__STORED DATA__.
-- START --

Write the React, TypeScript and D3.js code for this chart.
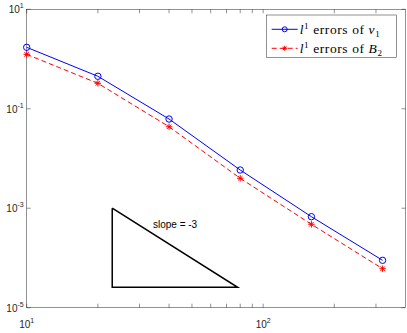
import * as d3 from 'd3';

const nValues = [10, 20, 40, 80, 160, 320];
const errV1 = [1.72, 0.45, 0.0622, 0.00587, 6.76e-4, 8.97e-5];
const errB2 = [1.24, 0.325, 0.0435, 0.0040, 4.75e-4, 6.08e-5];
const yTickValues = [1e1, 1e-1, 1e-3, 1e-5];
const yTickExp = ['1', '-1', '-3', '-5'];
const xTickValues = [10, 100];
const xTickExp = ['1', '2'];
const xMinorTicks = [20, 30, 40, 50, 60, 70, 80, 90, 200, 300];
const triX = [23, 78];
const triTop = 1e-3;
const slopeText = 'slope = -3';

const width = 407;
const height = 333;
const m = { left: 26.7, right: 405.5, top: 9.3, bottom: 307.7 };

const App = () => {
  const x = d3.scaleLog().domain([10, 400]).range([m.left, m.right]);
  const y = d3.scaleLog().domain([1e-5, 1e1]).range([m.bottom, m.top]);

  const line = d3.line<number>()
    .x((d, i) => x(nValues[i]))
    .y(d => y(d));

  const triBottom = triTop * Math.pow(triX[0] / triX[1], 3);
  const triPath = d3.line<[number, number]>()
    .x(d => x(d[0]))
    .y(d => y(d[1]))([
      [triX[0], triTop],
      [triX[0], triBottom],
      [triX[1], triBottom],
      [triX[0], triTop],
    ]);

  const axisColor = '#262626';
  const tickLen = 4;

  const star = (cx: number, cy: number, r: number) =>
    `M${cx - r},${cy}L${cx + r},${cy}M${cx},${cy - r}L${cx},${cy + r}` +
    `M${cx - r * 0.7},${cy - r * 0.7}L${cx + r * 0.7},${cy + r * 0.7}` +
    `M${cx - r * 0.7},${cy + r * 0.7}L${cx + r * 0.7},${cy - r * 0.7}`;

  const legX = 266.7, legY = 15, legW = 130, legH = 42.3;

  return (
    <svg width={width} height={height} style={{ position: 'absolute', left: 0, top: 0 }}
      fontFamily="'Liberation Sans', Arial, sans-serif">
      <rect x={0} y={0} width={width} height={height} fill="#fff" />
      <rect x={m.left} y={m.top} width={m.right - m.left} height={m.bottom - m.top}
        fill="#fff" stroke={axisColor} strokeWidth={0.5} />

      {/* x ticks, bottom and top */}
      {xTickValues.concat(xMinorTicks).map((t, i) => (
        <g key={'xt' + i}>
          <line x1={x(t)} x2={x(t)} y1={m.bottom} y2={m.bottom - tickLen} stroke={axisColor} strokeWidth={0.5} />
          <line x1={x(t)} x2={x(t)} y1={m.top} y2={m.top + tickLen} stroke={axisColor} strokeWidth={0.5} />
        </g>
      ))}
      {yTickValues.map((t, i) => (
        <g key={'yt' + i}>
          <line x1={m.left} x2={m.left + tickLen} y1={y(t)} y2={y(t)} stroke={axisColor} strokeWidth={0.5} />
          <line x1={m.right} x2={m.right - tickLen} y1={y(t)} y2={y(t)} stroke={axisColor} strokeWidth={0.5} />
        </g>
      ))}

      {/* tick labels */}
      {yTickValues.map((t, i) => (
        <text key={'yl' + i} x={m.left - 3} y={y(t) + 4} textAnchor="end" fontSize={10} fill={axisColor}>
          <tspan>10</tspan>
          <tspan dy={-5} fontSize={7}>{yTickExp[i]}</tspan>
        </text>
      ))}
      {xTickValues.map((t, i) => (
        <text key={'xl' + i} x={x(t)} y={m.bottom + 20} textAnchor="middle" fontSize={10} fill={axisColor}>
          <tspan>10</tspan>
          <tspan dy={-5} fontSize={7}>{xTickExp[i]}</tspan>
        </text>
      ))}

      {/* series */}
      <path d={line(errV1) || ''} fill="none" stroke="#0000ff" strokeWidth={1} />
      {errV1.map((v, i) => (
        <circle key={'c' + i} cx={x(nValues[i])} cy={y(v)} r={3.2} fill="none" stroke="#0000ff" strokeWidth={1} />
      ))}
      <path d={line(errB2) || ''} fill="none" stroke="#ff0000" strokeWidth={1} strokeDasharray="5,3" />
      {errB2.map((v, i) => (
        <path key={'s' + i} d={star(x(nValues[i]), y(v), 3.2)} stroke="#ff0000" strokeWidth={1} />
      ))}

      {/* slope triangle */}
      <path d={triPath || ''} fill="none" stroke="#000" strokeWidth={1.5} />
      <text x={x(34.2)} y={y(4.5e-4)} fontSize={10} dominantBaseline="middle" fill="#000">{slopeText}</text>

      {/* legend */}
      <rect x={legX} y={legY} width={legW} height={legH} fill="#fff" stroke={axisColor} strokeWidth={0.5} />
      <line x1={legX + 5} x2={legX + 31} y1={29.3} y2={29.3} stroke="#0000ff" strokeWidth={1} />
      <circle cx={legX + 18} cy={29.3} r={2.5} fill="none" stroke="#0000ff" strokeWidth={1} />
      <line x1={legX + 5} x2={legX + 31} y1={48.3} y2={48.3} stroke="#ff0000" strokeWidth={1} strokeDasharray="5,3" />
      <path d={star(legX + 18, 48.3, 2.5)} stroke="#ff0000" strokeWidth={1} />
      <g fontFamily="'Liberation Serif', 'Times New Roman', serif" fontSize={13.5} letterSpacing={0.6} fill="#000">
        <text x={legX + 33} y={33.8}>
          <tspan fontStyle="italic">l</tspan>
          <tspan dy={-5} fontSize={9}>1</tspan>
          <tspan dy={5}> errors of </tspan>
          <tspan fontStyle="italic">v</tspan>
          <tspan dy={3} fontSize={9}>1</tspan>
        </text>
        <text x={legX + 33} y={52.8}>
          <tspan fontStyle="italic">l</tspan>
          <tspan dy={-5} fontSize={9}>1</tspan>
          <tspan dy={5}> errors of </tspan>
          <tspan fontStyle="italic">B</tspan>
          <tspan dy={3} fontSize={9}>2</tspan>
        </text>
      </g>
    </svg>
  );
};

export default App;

-- END --

__INSTRUCTION__. Pictures stay out. Print the data exactly, from its first line through the line containing "const legX = 266.7, legY".

__REPLY__.
Write the React, TypeScript and D3.js code for this chart.
import * as d3 from 'd3';

const nValues = [10, 20, 40, 80, 160, 320];
const errV1 = [1.72, 0.45, 0.0622, 0.00587, 6.76e-4, 8.97e-5];
const errB2 = [1.24, 0.325, 0.0435, 0.0040, 4.75e-4, 6.08e-5];
const yTickValues = [1e1, 1e-1, 1e-3, 1e-5];
const yTickExp = ['1', '-1', '-3', '-5'];
const xTickValues = [10, 100];
const xTickExp = ['1', '2'];
const xMinorTicks = [20, 30, 40, 50, 60, 70, 80, 90, 200, 300];
const triX = [23, 78];
const triTop = 1e-3;
const slopeText = 'slope = -3';

const width = 407;
const height = 333;
const m = { left: 26.7, right: 405.5, top: 9.3, bottom: 307.7 };

const App = () => {
  const x = d3.scaleLog().domain([10, 400]).range([m.left, m.right]);
  const y = d3.scaleLog().domain([1e-5, 1e1]).range([m.bottom, m.top]);

  const line = d3.line<number>()
    .x((d, i) => x(nValues[i]))
    .y(d => y(d));

  const triBottom = triTop * Math.pow(triX[0] / triX[1], 3);
  const triPath = d3.line<[number, number]>()
    .x(d => x(d[0]))
    .y(d => y(d[1]))([
      [triX[0], triTop],
      [triX[0], triBottom],
      [triX[1], triBottom],
      [triX[0], triTop],
    ]);

  const axisColor = '#262626';
  const tickLen = 4;

  const star = (cx: number, cy: number, r: number) =>
    `M${cx - r},${cy}L${cx + r},${cy}M${cx},${cy - r}L${cx},${cy + r}` +
    `M${cx - r * 0.7},${cy - r * 0.7}L${cx + r * 0.7},${cy + r * 0.7}` +
    `M${cx - r * 0.7},${cy + r * 0.7}L${cx + r * 0.7},${cy - r * 0.7}`;

  const legX = 266.7, legY = 15, legW = 130, legH = 42.3;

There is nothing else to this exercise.